Today I read Glinda as a TERF bolstered by the transphobic world of Oz. This sugary society of Munchkins always felt artificial and sinister to me as a child, and now as a woman I have the words to express that discomfort. Fast-forwarding to 2018, and I have been living as a woman for over two years, in which time I find myself returning constantly to the Hollywood high school movies I enjoyed as a teenager.
It is a bittersweet experience because, having gone to an all-boys school, these films portray an adolescence that could never be mine which leaves me feeling robbed. The girls in these movies are pretty, rich, and live in the most beautiful houses. The crane shot that introduces Julia Stiles’ Seattle neighbourhood in 10 Things I Hate About You never fails to elicit a longing sigh. I’m a sucker for picturesque suburbia. Yet what I am truly yearning for when watching these films is a space in which I could have worked out my girlhood.
“I create my own representation by reading transness into my favourite characters, relating to girls who fall just outside of the feminine ideal.”
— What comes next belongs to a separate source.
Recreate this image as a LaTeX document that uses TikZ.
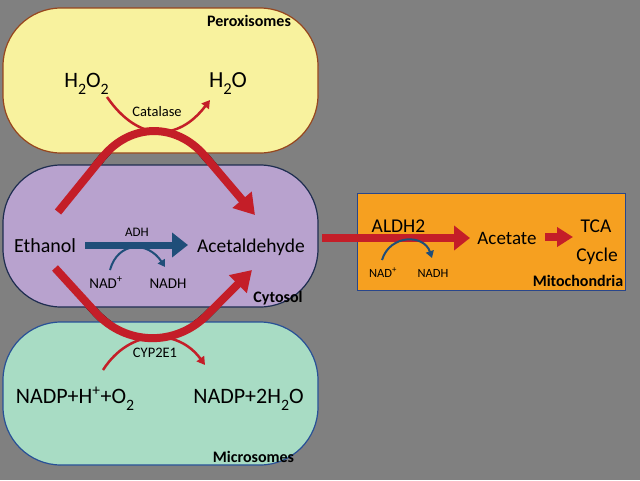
\documentclass[tikz,border=0pt]{standalone}
\usepackage{fontspec}
\setmainfont{Carlito}
\usetikzlibrary{arrows.meta}
\definecolor{bg}{RGB}{128,128,128}
\definecolor{yel}{RGB}{248,242,158}
\definecolor{yelb}{RGB}{150,70,30}
\definecolor{pur}{RGB}{184,162,206}
\definecolor{purb}{RGB}{30,45,80}
\definecolor{grn}{RGB}{168,220,196}
\definecolor{grnb}{RGB}{40,80,150}
\definecolor{org}{RGB}{246,160,32}
\definecolor{orgb}{RGB}{40,70,140}
\definecolor{redarr}{RGB}{196,30,40}
\definecolor{bluarr}{RGB}{31,78,121}
\newcommand{\mysub}[1]{\raisebox{-0.32em}{\scalebox{0.72}{#1}}}
\begin{document}
\begin{tikzpicture}[x=1pt,y=-1pt,
  lbl/.style={inner sep=0pt, anchor=base, font=\fontsize{#1}{#1}\selectfont},
  blbl/.style={inner sep=0pt, anchor=base, font=\bfseries\fontsize{#1}{#1}\selectfont},
  compart/.style={rectangle, rounded corners=58pt, line width=1.2pt, inner sep=0pt, minimum width=315pt},
  bigred/.style={draw=redarr, line width=8pt, rounded corners=80pt, -{Triangle[length=20pt,width=24pt]}},
  shadowarc/.style={draw=black, line width=8pt, rounded corners=80pt},
  thinred/.style={draw=redarr, line width=2.5pt, -{Triangle[length=8pt,width=9pt]}},
  thinblue/.style={draw=bluarr, line width=2pt, -{Triangle[length=7pt,width=8pt]}},
  thickred/.style={draw=redarr, line width=8pt, -{Triangle[length=16pt,width=24pt]}},
  thickblue/.style={draw=bluarr, line width=7pt, -{Triangle[length=16pt,width=24pt]}}
]
\useasboundingbox (0,0) rectangle (640,480);
\fill[bg] (0,0) rectangle (640,480);

% arc coordinates
\coordinate (ua) at (58,212);
\coordinate (uv) at (153,95);
\coordinate (ub) at (255,215);
\coordinate (la) at (55,268);
\coordinate (lv) at (150,372);
\coordinate (lb) at (252,270);

% shadows (visible only in the gaps)
\begin{scope}[shift={(1,4)}]
  \draw[shadowarc] (ua) -- (uv) -- (ub);
  \draw[shadowarc] (la) -- (lv) -- (lb);
\end{scope}

% compartments
\node[compart, fill=yel, draw=yelb, minimum height=145pt] (perox) at (160.5,80.5) {};
\node[compart, fill=pur, draw=purb, minimum height=142pt] (cyto) at (160.5,236) {};
\node[compart, fill=grn, draw=grnb, minimum height=143pt] (micro) at (160.5,393.5) {};
\node[rectangle, fill=org, draw=orgb, line width=1pt, inner sep=0pt, minimum width=268pt, minimum height=97pt] (mito) at (491,241.5) {};

% labels
\node[blbl=16] (lperox) at (249,26) {Peroxisomes};
\node[lbl=22] (h2o2) at (86.5,87) {H\mysub{2}O\mysub{2}};
\node[lbl=23] (h2o) at (228,87) {H\mysub{2}O};
\node[lbl=14.5] (catal) at (157,116) {Catalase};
\node[lbl=20] (ethanol) at (45,252) {Ethanol};
\node[lbl=13] (adh) at (137,236) {ADH};
\node[lbl=19.5] (acet) at (251,252) {Acetaldehyde};
\node[lbl=15] (nad1) at (106,288) {NAD\textsuperscript{+}};
\node[lbl=15] (nadh1) at (168,288) {NADH};
\node[blbl=16] (lcyto) at (278,302) {Cytosol};
\node[lbl=14.5] (cyp) at (155,357) {CYP2E1};
\node[lbl=22] (nadp1) at (75,403) {NADP+H\textsuperscript{+}+O\mysub{2}};
\node[lbl=22] (nadp2) at (248.5,403) {NADP+2H\mysub{2}O};
\node[blbl=16] (lmicro) at (253.5,462) {Microsomes};
\node[lbl=19.5] (aldh) at (398.5,232) {ALDH2};
\node[lbl=19] (acetate) at (507,244) {Acetate};
\node[lbl=19.5] (tca) at (596,232) {TCA};
\node[lbl=19.5] (cycle) at (597,261) {Cycle};
\node[lbl=12.5] (nad2) at (383,277) {NAD\textsuperscript{+}};
\node[lbl=12.5] (nadh2) at (433,277) {NADH};
\node[blbl=16] (lmito) at (578,286) {Mitochondria};

% big red arcs
\draw[bigred] (ua) -- (uv) -- (ub);
\draw[bigred] (la) -- (lv) -- (lb);

% thin red arcs
\coordinate (ca) at (107,97);
\coordinate (cb) at (210,100);
\draw[thinred] (ca) .. controls (138,142) and (178,142) .. (cb);
\coordinate (pa) at (103,370);
\coordinate (pb) at (205,365);
\draw[thinred] (pa) .. controls (130,328) and (178,328) .. (pb);

% ADH arrow
\coordinate (adha) at (85,245);
\coordinate (adhb) at (188,245);
\draw[thickblue] (adha) -- (adhb);
\coordinate (n1a) at (110,270);
\coordinate (n1b) at (165,267);
\draw[thinblue] (n1a) .. controls (118,241) and (148,241) .. (n1b);

% to mitochondria
\coordinate (ma) at (322,238);
\coordinate (mb) at (470,238);
\draw[thickred] (ma) -- (mb);
\coordinate (n2a) at (382,260);
\coordinate (n2b) at (432,258);
\draw[thinblue] (n2a) .. controls (390,234) and (424,234) .. (n2b);
\coordinate (ta) at (545,237);
\coordinate (tb) at (573,237);
\draw[draw=redarr, line width=8pt, -{Triangle[length=16pt,width=19pt]}] (ta) -- (tb);
\end{tikzpicture}
\end{document}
In reality, my own adolescence was closer to the grotesque indie film Welcome to the Dollhouse, which technically took place in junior high. Viewing more mainstream high school films, I found myself making my own representation. Films rarely have trans characters, and even positive portrayals feel patronising, like the recent made-for-classrooms effort Just Charlie, which told the story of a British trans kid. Since any kind of portrayal is few and far between, hearing cis critics rave about the latest trans film can feel wearing rather than hopeful. I love Chilean cinema but I feel apprehensive about the upcoming A Fantastic Woman, starring trans actor Daniela Vega. This is because if I don’t like it then I must wait another year before the next big trans movie comes along, and the process starts all over again. Many marginalised groups combat this through creative online culture. For myself I create my own representation by reading transness into my favourite characters, relating to girls who fall just outside of the feminine ideal but whose womanhood could never be questioned.
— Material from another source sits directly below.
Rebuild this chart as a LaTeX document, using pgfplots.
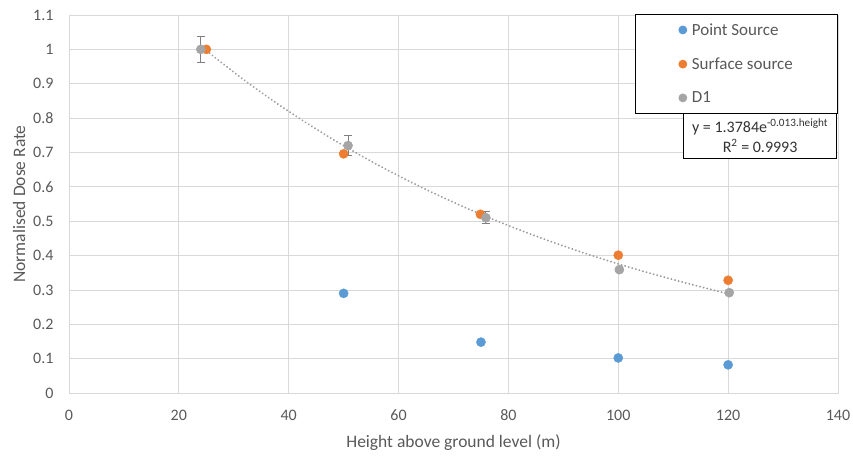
\documentclass[border=0pt]{standalone}
\usepackage{fontspec}
\setmainfont{Carlito}
\usepackage{pgfplots}
\pgfplotsset{compat=1.18}
\usetikzlibrary{calc}

\definecolor{ptblue}{HTML}{5B9BD5}
\definecolor{surforange}{HTML}{ED7D31}
\definecolor{dgray}{HTML}{A5A5A5}
\definecolor{trendgray}{HTML}{9A9A9A}
\definecolor{gridgray}{HTML}{D9D9D9}
\definecolor{txtgray}{HTML}{595959}
\definecolor{errgray}{HTML}{7F7F7F}

\begin{document}
\begin{tikzpicture}
\begin{axis}[
  name=ax,
  scale only axis,
  width=769bp, height=378bp,
  xmin=0, xmax=140, ymin=0, ymax=1.1,
  xtick={0,20,40,60,80,100,120,140},
  ytick={0,0.1,0.2,0.3,0.4,0.5,0.6,0.7,0.8,0.9,1,1.1},
  yticklabels={0,0.1,0.2,0.3,0.4,0.5,0.6,0.7,0.8,0.9,1,1.1},
  grid=major,
  major grid style={draw=gridgray, line width=0.75bp},
  axis line style={draw=gridgray, line width=0.75bp},
  tick style={draw=none},
  /pgf/number format/assume math mode=true,
  tick label style={font=\fontsize{16bp}{19bp}\selectfont, text=txtgray},
  xticklabel style={yshift=-13.5bp},
  yticklabel style={xshift=-12bp},
  label style={font=\fontsize{17.5bp}{21bp}\selectfont, text=txtgray},
  xlabel={Height above ground level (m)},
  ylabel={Normalised Dose Rate},
  xlabel style={at={(axis description cs:0.5,-0.1310)}, anchor=center},
  ylabel style={at={(axis description cs:-0.0650,0.5)}, anchor=center},
  legend cell align=left,
  legend style={
    at={(axis description cs:0.736,1.003)}, anchor=north west,
    draw=black, line width=0.75bp, fill=white,
    font=\fontsize{17bp}{20bp}\selectfont, text=txtgray,
    inner xsep=0bp, inner ysep=0bp,
    minimum width=202bp, minimum height=99bp,
    row sep=17bp, column sep=4bp,
    nodes={inner xsep=1bp, inner ysep=2bp, minimum width=0pt, minimum height=0pt},
  },
  legend image code/.code={\draw[mark size=4bp] plot coordinates {(0bp,0bp)};},
  clip=false,
]

% exponential trend line of D1: y = 1.3784 e^{-0.013 h}
\addplot[forget plot, trendgray, line width=2bp, line cap=round,
  dash pattern=on 0.1bp off 3.6bp, smooth] coordinates {
  (24,1.0090) (32,0.9093) (40,0.8195) (48,0.7385) (56,0.6656)
  (64,0.5999) (72,0.5406) (80,0.4872) (88,0.4391) (96,0.3957)
  (104,0.3566) (112,0.3214) (120.3,0.2873)
};

\addplot[only marks, mark=*, mark size=4.6bp, color=ptblue, mark options={draw=ptblue, fill=ptblue}]
  coordinates {(50,0.290) (75,0.148) (100,0.102) (120,0.082)};
\addlegendentry{Point Source}

\addplot[only marks, mark=*, mark size=4.6bp, color=surforange, mark options={draw=surforange, fill=surforange}]
  coordinates {(25,1.000) (50,0.696) (74.9,0.520) (100,0.401) (120,0.328)};
\addlegendentry{Surface source}

\addplot[only marks, mark=*, mark size=4.6bp, color=dgray, mark options={draw=dgray, fill=dgray},
  error bars/.cd, y dir=both, y explicit,
  error bar style={draw=errgray, line width=0.9bp},
  error mark options={rotate=90, mark size=4bp, draw=errgray, line width=0.9bp}]
  coordinates {
    (24,1.000) +- (0,0.038)
    (50.8,0.720) +- (0,0.030)
    (75.9,0.510) +- (0,0.017)
    (100.2,0.359) +- (0,0.004)
    (120.2,0.292) +- (0,0.004)
  };
\addlegendentry{D1}

\node[draw=black, line width=0.75bp, fill=white, anchor=north east,
  align=center, minimum width=153bp, minimum height=45bp, inner sep=2bp,
  font=\fontsize{16bp}{20bp}\selectfont, text=black!80]
  at (axis description cs:0.9987,0.741)
  {y = 1.3784e\textsuperscript{-0.013.height}\\R\textsuperscript{2} = 0.9993};
\end{axis}
\pgfresetboundingbox
\path[use as bounding box] ($(ax.south west)+(-69bp,-63bp)$) rectangle ($(ax.north east)+(15bp,15bp)$);
\end{tikzpicture}
\end{document}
Think of Brittany Murphy as Tai in Clueless. She is introduced as a tomboyish figure who is tutored in the ways of fashion and etiquette by main character Cher and her best friend Dionne. It’s easy to read Tai as a newly out trans girl whose friends help her to socially transition. The montage sequence where Tai is given a makeover by Cher and Dionne makes me emotional, plus the party scenes always remind of the first time my friend took me out in girl mode. Yes, it is idealised but Tai’s transition from clueless to clued-up offers both a temporary reprieve from harsh realities, and reminders of the tangible kindness shown by my friends.
Tai is an admittedly imperfect vessel to project my transness onto. Cher and Dionne also reject her attraction to Travis and attempt to suppress Tai’s inner tomboy in service to a more palatable femininity. To go back to Oz for a moment it would be like if the awful Glinda gave the Wicked Witch a makeover. As such I often find myself identifying with slightly more cynical characters like Veronica in Heathers. Played by Winona Ryder, Veronica is an honorary member of proto-Plastics the Heathers, a mean-girl group with 80s’ shoulder pads. Drawn to their social power, but turned off by their malicious antics, Veronica is both inside and outside of the group. This inbetweeness is where I see her transness.
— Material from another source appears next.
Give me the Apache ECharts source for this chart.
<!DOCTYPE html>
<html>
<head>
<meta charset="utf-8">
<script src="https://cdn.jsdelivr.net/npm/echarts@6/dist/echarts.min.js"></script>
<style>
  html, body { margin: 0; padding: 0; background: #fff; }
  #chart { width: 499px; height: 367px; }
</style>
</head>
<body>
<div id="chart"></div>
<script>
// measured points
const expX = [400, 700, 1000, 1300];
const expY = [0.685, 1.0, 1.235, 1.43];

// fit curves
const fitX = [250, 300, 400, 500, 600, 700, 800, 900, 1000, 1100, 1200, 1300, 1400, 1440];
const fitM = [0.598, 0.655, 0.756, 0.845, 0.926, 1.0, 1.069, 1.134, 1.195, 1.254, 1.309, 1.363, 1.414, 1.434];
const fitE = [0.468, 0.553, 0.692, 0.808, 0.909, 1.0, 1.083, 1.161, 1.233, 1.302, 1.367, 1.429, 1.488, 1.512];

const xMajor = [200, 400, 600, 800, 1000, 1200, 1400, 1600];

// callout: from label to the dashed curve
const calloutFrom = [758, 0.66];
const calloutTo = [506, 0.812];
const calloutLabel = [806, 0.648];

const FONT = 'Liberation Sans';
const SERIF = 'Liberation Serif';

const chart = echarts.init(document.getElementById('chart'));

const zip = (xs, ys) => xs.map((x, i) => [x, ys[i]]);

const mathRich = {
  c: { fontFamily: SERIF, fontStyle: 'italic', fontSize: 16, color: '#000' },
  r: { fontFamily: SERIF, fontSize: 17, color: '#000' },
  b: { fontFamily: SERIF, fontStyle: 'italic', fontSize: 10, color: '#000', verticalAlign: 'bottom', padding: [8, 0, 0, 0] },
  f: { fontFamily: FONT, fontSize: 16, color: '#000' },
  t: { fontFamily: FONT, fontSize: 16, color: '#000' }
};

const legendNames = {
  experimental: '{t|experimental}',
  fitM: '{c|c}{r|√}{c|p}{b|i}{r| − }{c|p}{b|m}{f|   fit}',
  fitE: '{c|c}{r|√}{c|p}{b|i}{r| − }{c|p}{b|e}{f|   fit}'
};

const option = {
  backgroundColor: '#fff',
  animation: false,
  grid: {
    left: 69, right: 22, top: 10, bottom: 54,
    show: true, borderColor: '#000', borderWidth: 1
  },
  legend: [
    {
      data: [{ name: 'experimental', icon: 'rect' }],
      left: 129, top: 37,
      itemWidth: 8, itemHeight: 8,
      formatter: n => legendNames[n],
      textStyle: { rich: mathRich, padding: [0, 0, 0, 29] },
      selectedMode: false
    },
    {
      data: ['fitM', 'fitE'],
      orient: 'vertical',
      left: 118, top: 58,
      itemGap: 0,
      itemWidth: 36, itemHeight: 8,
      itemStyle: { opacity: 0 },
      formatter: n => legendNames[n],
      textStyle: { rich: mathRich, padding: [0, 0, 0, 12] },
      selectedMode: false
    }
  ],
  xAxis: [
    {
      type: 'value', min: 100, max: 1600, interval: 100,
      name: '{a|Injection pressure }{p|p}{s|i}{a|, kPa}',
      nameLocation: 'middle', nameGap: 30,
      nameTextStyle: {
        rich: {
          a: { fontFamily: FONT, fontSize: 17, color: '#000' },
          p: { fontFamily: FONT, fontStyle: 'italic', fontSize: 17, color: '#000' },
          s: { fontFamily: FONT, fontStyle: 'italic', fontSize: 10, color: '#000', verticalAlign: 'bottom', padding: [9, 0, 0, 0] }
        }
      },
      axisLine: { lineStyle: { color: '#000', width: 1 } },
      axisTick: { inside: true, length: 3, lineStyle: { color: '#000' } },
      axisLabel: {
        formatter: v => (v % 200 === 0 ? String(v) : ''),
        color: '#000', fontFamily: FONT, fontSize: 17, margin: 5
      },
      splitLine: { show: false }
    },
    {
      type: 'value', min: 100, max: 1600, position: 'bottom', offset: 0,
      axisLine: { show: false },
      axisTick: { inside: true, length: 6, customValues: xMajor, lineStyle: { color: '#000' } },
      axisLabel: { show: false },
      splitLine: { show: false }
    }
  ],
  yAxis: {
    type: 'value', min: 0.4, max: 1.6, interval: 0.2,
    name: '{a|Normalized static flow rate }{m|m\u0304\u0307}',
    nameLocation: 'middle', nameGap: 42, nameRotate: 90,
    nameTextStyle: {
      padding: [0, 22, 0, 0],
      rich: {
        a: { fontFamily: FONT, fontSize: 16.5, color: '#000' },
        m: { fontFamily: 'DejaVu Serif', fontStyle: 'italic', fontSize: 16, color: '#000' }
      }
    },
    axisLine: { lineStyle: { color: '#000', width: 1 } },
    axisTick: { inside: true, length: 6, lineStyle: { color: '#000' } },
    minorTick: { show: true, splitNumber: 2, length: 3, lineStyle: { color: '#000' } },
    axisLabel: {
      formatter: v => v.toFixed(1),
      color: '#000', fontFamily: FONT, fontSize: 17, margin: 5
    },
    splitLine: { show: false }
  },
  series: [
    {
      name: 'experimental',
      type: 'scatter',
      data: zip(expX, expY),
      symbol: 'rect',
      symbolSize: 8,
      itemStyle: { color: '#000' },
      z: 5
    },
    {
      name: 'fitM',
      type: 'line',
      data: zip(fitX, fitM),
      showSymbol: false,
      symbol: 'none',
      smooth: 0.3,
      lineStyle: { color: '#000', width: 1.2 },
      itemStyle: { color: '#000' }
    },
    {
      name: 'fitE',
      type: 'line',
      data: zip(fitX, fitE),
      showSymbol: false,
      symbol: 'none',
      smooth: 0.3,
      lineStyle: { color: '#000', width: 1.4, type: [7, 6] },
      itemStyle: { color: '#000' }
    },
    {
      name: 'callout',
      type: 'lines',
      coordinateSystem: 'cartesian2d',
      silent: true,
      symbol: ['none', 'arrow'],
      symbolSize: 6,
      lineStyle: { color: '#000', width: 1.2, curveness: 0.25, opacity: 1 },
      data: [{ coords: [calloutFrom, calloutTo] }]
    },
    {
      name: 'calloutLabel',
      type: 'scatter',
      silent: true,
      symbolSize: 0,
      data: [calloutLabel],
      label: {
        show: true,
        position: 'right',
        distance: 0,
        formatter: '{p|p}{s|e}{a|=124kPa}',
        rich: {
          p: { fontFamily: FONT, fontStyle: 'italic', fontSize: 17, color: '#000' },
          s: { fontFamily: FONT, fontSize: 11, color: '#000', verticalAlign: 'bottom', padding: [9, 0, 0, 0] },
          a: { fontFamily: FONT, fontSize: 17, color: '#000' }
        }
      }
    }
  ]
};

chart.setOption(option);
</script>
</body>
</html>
Still waiting to hear from the GIC about hormones, my dysphoria often makes me feel stuck between being male and female, leaving me feeling frustrated. Transphobes sometimes pathologise people like me by calling us auto-gynephiles that fetishise the experience of being a woman. In truth, I don’t seek to replicate some abstract ideal of cis womanhood, as there is plenty about it that doesn’t appeal to me, just as Veronica is revolted by the cruelty of the Heathers. Outside of these tenuous trans connections, Veronica influences a lot of my outfits, and like her I also fell into the orbit of a sociopath who may have tried to blow up the school. Reading Veronica as trans therefore deepens the connection I already feel towards the character. Trans women have personalities outside of their transness. I can be a bit of a cynical dickhead like Veronica, though admittedly I am nowhere near as cool as Winona Ryder.
“To see myself in Allison only to watch her bow to cisnormative expectations saddens me.”
Honestly as a teenager I was more of a weird doofus like Allison (played by Ally Sheedy) in The Breakfast Club, which is perhaps the most overrated high school film ever. Like Allsion I was a shy, parkour-wearing weirdo with bad dandruff. You might assume I see transness in her transformation at the end of the film, when she is given a make-over. It’s an affirming sight of how she’s really a beautiful girl right? Rather it betrays how writer John Hughes just does not get the type of person Allsion is, and his perspective as a cis man overpowers the character.
Allison emerges wearing a white dress that shows off her long-hidden figure. The moment of reveal is framed by the boys’ reaction to her: their mouths agape in awe. It’s a credit to Sheedy’s performance that she sells this moment by conveying the character’s initial awkwardness, but it’s clear that she is skewed by a male gaze. It reminds me that women are more easily respected if they are attractive to straight men. More specifically, I know that I will have to prove my womanhood to various healthcare professionals by wearing dresses. Being trans is about me feeling good about myself, not looking good for others, and it certainly isn’t about wearing dresses. To see myself in Allison only to watch her bow to cisnormative expectations saddens me.
These are just a handful of ways I try to see transness in the films I watch. It speaks to the dearth of quality trans representation in films. I don’t want to watch fucking Eddie Redmayne or Jared Leto in po-faced sh*t like The Danish Girl and Dallas Buyers Club. I don’t see anything of myself or people like me in those films. They are completely inauthentic. Yet it’s possible to find fragments of truth in these silly high school films, whether their creators intended them or not. It empowers me as a viewer, moving beyond the passive pose of a content-starved demographic lifting their arms up to cis film-makers begging for meagre scraps.